Secondo la costante lezione ermeneutica della Corte, infatti, il reato è integrato dalla condotta di chi infligge abitualmente vessazioni e sofferenze, fisiche o morali, a un'altra persona, che ne rimane succube, imponendole un regime di vita persecutorio e umiliante. Quanto, invece, ai maltrattamenti in danno della ex compagna convivente, il Collegio ha rilevato che la cessazione della convivenza con la donna costituisce un fattore ostativo alla configurabilità del reato, dovendosi, al riguardo, ribadire l'indirizzo ermeneutico secondo il quale non è configurabile il reato di maltrattamenti in famiglia, bensì l'ipotesi aggravata del reato di atti persecutori (art. 612-bis c.p.) in presenza di condotte illecite poste in essere da parte di uno dei conviventi "more uxorio” ai danni dell'altro dopo la cessazione della convivenza e tanto nella consapevolezza di un diverso orientamento interpretativo.

Secondo la Corte muovendo dall'esegesi letterale dell'art. 572 c.p., la nozione di “persona comunque convivente” inserita dal legislatore con la novella del 2012, deve essere intesa nell'accezione più ristretta, con riferimento alla sole relazioni fondate su una stabile condivisione dell'abitazione, ancorché non necessariamente continua.
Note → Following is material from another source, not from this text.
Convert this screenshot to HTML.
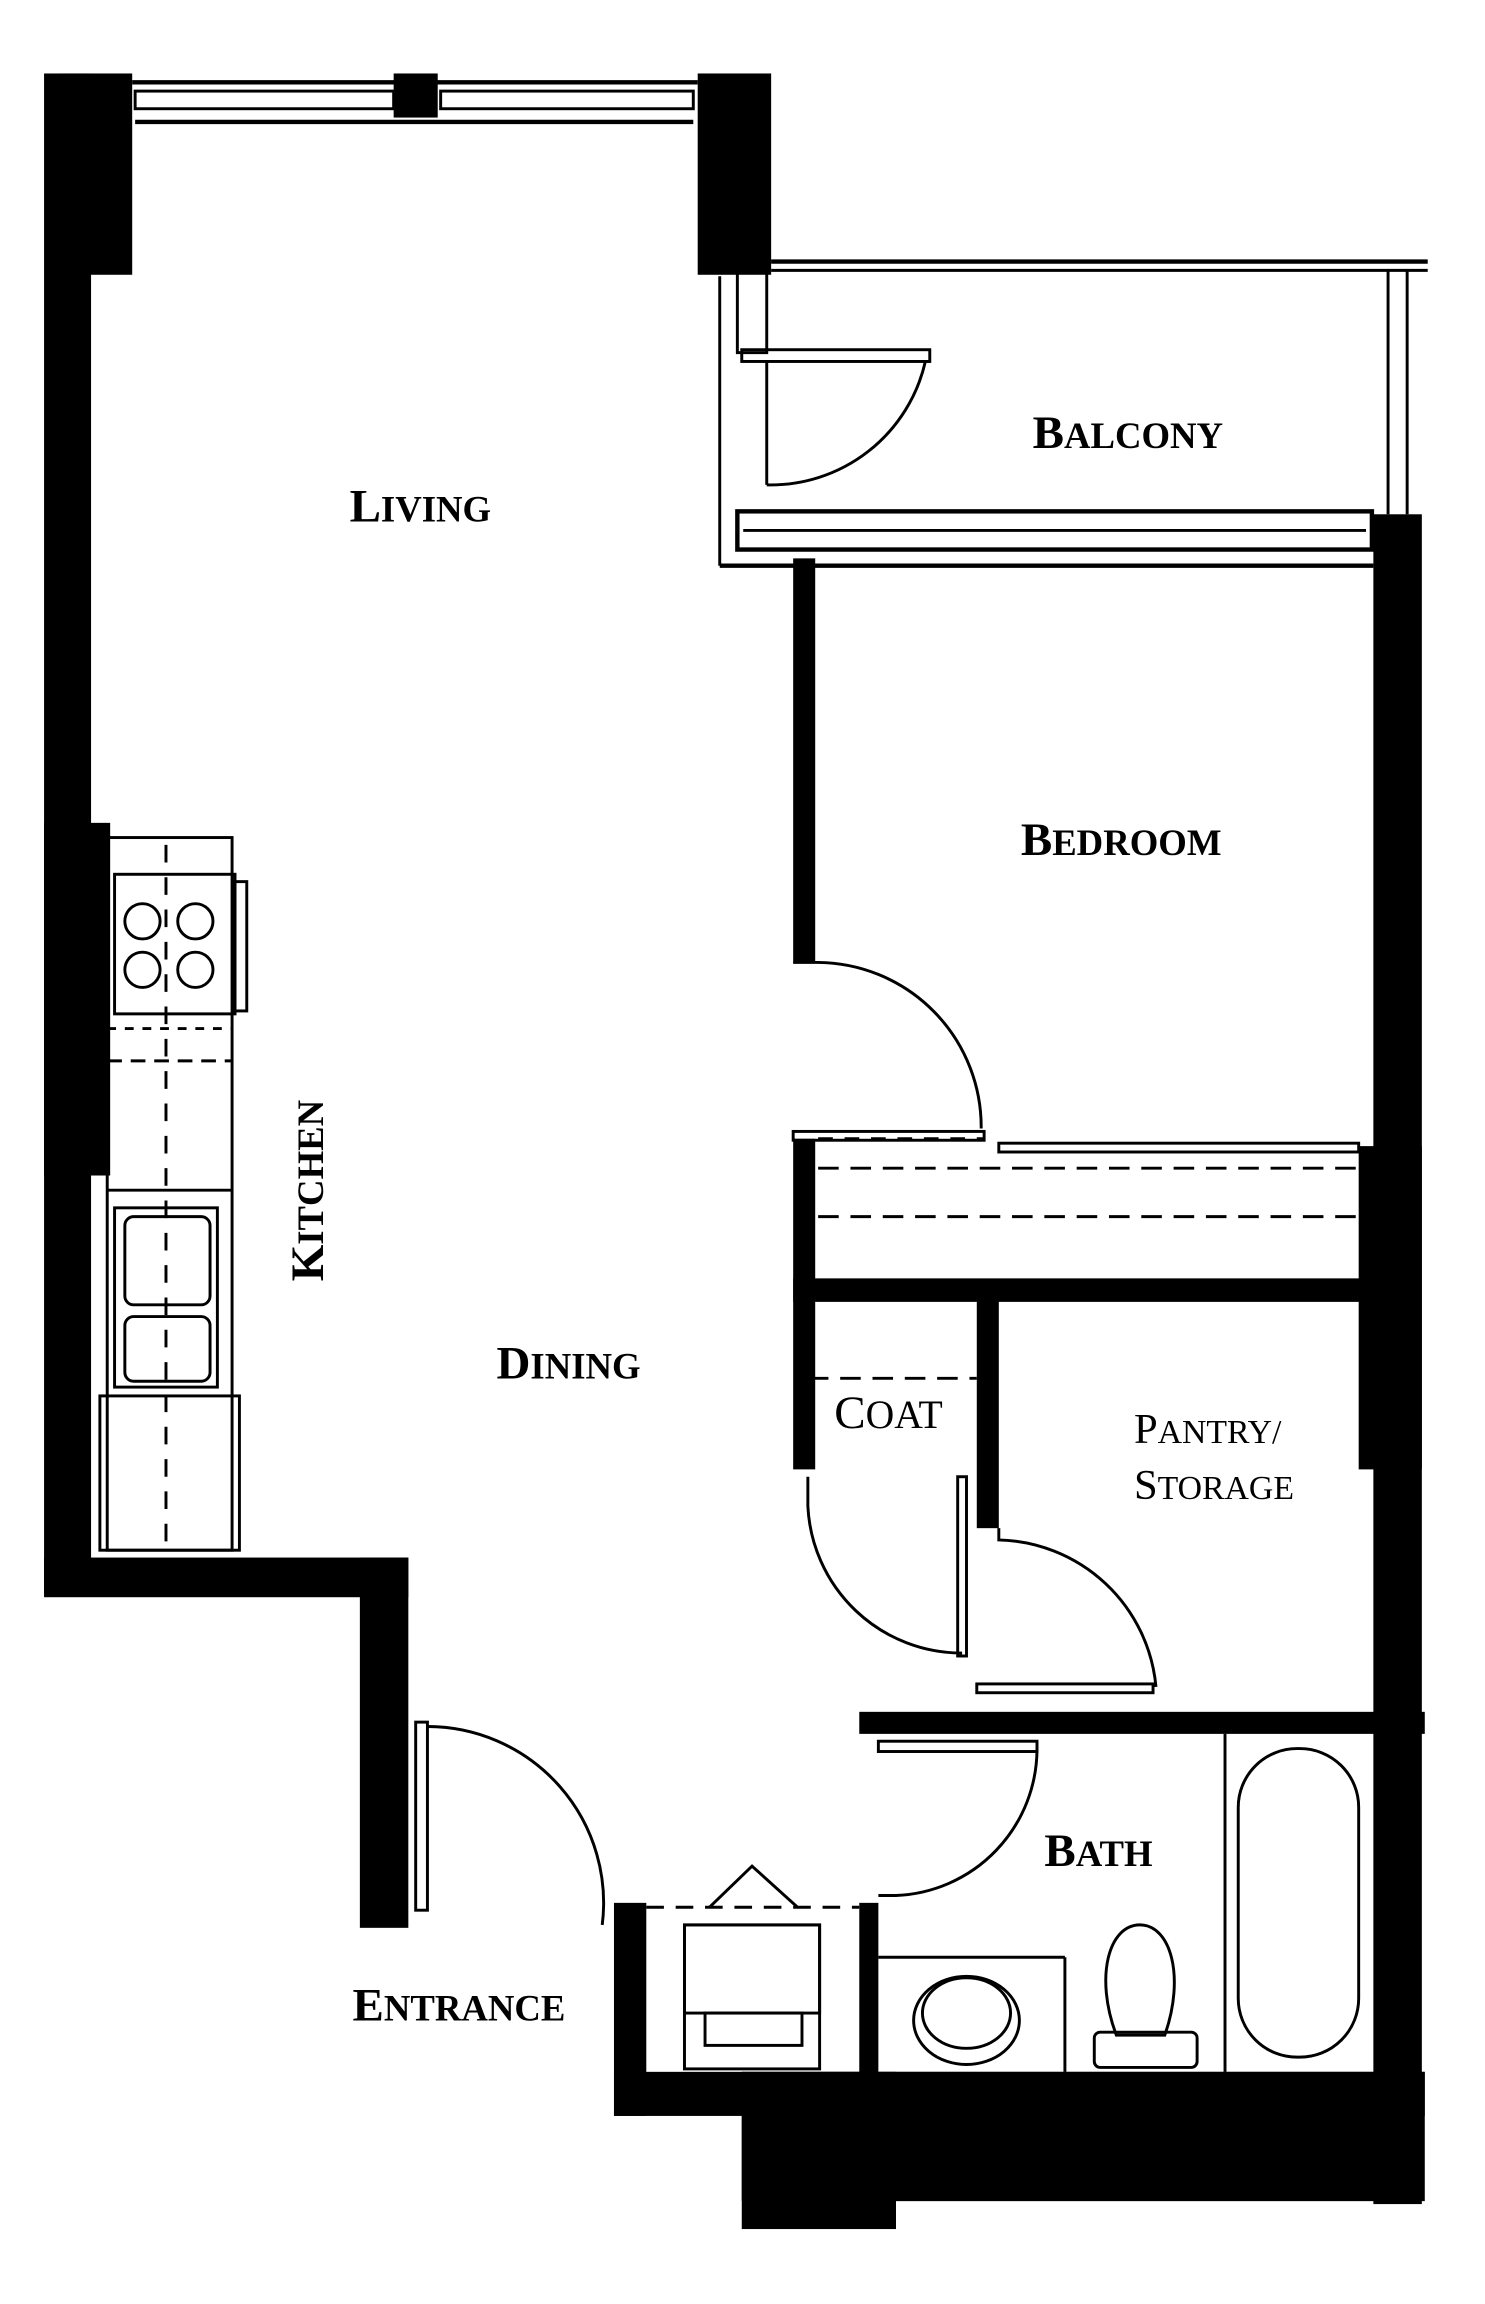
<!DOCTYPE html>
<html><head><meta charset="utf-8"><style>
html,body{margin:0;padding:0;background:#fff;}
svg{display:block;}
text{font-family:"Liberation Serif",serif;font-weight:bold;fill:#000;}
</style></head><body>
<svg width="1485" height="2304" viewBox="0 0 1011 1568" preserveAspectRatio="none" xmlns="http://www.w3.org/2000/svg">
<rect width="1024" height="1589" fill="#fff"/>
<g fill="#000">
<rect x="40" y="50" width="50" height="137"/>
<rect x="30" y="50" width="32" height="1035"/>
<rect x="30" y="560" width="45" height="240"/>
<rect x="268" y="50" width="30" height="30"/>
<rect x="475" y="50" width="50" height="137"/>
<rect x="30" y="1060" width="248" height="27"/>
<rect x="245" y="1060" width="33" height="252"/>
<rect x="418" y="1295" width="22" height="145"/>
<rect x="418" y="1410" width="552" height="30"/>
<rect x="505" y="1410" width="465" height="88"/>
<rect x="505" y="1410" width="105" height="107"/>
<rect x="935" y="350" width="33" height="1150"/>
<rect x="925" y="780" width="43" height="220"/>
<rect x="540" y="380" width="15" height="275"/>
<rect x="540" y="870" width="395" height="16"/>
<rect x="540" y="775" width="15" height="225"/>
<rect x="665" y="885" width="15" height="155"/>
<rect x="585" y="1165" width="385" height="15"/>
<rect x="585" y="1295" width="13" height="120"/>
</g>
<g fill="none" stroke="#000" stroke-width="2">
<line x1="90" y1="56" x2="475" y2="56" stroke-width="3"/>
<rect x="92" y="62" width="176" height="12"/>
<rect x="300" y="62" width="172" height="12"/>
<line x1="92" y1="83" x2="472" y2="83" stroke-width="3"/>
<line x1="32" y1="55" x2="32" y2="75"/>
<line x1="525" y1="178" x2="972" y2="178" stroke-width="3"/>
<line x1="525" y1="184" x2="972" y2="184"/>
<line x1="945" y1="184" x2="945" y2="350"/>
<line x1="958" y1="184" x2="958" y2="350"/>
<rect x="502" y="180" width="20" height="60"/>
<rect x="505" y="238" width="128" height="8"/>
<path d="M522 246 L522 330"/>
<path d="M630 246 A108 108 0 0 1 522 330"/>
<line x1="490" y1="188" x2="490" y2="385"/>
<rect x="502" y="348" width="432" height="26" stroke-width="3"/>
<line x1="506" y1="361" x2="930" y2="361"/>
<line x1="490" y1="385" x2="935" y2="385" stroke-width="3"/>
<path d="M540 655 L557 655 A112 112 0 0 1 668 768"/>
<rect x="540" y="770" width="130" height="6"/>
<rect x="680" y="778" width="245" height="6"/>
<path d="M557 795 L925 795" stroke-dasharray="14 8"/>
<path d="M557 828 L925 828" stroke-dasharray="14 8"/>
<path d="M557 775 L670 775" stroke-dasharray="10 8"/>
<path d="M550 938 L665 938" stroke-dasharray="14 8"/>
<path d="M550 1005 L550 1025 A105 105 0 0 0 655 1125"/>
<rect x="652" y="1005" width="6" height="122"/>
<path d="M680 1040 L680 1048 A110 110 0 0 1 787 1148"/>
<rect x="665" y="1146" width="120" height="6"/>
<rect x="73" y="570" width="85" height="485"/>
<rect x="78" y="595" width="82" height="95"/>
<rect x="160" y="600" width="8" height="88"/>
<circle cx="97" cy="627" r="12"/><circle cx="133" cy="627" r="12"/>
<circle cx="97" cy="660" r="12"/><circle cx="133" cy="660" r="12"/>
<line x1="73" y1="722" x2="158" y2="722" stroke-dasharray="10 6"/>
<line x1="73" y1="810" x2="158" y2="810"/>
<line x1="113" y1="575" x2="113" y2="1055" stroke-dasharray="12 10"/>
<line x1="73" y1="700" x2="158" y2="700" stroke-dasharray="6 6"/>
<rect x="78" y="822" width="70" height="122"/>
<rect x="85" y="828" width="58" height="60" rx="6"/>
<rect x="85" y="896" width="58" height="44" rx="6"/>
<rect x="68" y="950" width="95" height="105"/>
<rect x="283" y="1172" width="8" height="128"/>
<path d="M291 1175 A120 120 0 0 1 410 1310"/>
<rect x="598" y="1185" width="108" height="7"/>
<path d="M706 1190 A100 100 0 0 1 610 1290 L598 1290"/>
<path d="M440 1298 L585 1298" stroke-dasharray="12 8"/>
<path d="M483 1298 L512 1270 L543 1298"/>
<rect x="466" y="1310" width="92" height="98"/>
<rect x="466" y="1310" width="92" height="60"/>
<rect x="480" y="1370" width="66" height="22"/>
<line x1="598" y1="1332" x2="725" y2="1332"/>
<line x1="725" y1="1332" x2="725" y2="1410"/>
<ellipse cx="658" cy="1375" rx="36" ry="30"/>
<ellipse cx="658" cy="1370" rx="30" ry="24"/>
<path d="M760 1385 C745 1345 755 1310 776 1310 C797 1310 807 1345 793 1385 Z"/>
<rect x="745" y="1383" width="70" height="24" rx="4"/>
<line x1="834" y1="1180" x2="834" y2="1410"/>
<rect x="843" y="1190" width="82" height="210" rx="40"/>
</g>
<g>
<text x="238" y="355" font-size="32">L<tspan font-size="25">IVING</tspan></text>
<text x="703" y="305" font-size="32">B<tspan font-size="25">ALCONY</tspan></text>
<text x="695" y="582" font-size="32">B<tspan font-size="25">EDROOM</tspan></text>
<text x="338" y="938" font-size="32">D<tspan font-size="25">INING</tspan></text>
<text x="568" y="972" font-size="32" style="font-weight:normal">C<tspan font-size="27">OAT</tspan></text>
<text x="772" y="982" font-size="29" style="font-weight:normal">P<tspan font-size="23">ANTRY/</tspan></text>
<text x="772" y="1020" font-size="29" style="font-weight:normal">S<tspan font-size="23">TORAGE</tspan></text>
<text x="711" y="1270" font-size="32">B<tspan font-size="25">ATH</tspan></text>
<text x="240" y="1375" font-size="32">E<tspan font-size="25">NTRANCE</tspan></text>
<text transform="translate(220,872) rotate(-90)" font-size="32">K<tspan font-size="25">ITCHEN</tspan></text>
</g>
</svg>
</body></html>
Precisa la Sesta sezione che accezione “restrittiva” della nozione di “persona della famiglia o comunque convivente”, non appare in contrasto con l'interpretazione estensiva della nozione di “prossimo congiunto” recentemente adottata dalle Sezioni Unite di questa Corte in relazione all'art. 384 c.p., trattandosi, in tale ultimo caso, di un'operazione in bonam partem che ha comportato l'adozione di una soluzione più favorevole per l'imputato.

La soluzione cui è pervenuta la S.C. infatti, oltre a trovare un solido fondamento nel dato testuale, rappresenta una sintesi delle interpretazioni giurisprudenziali sui temi affrontati.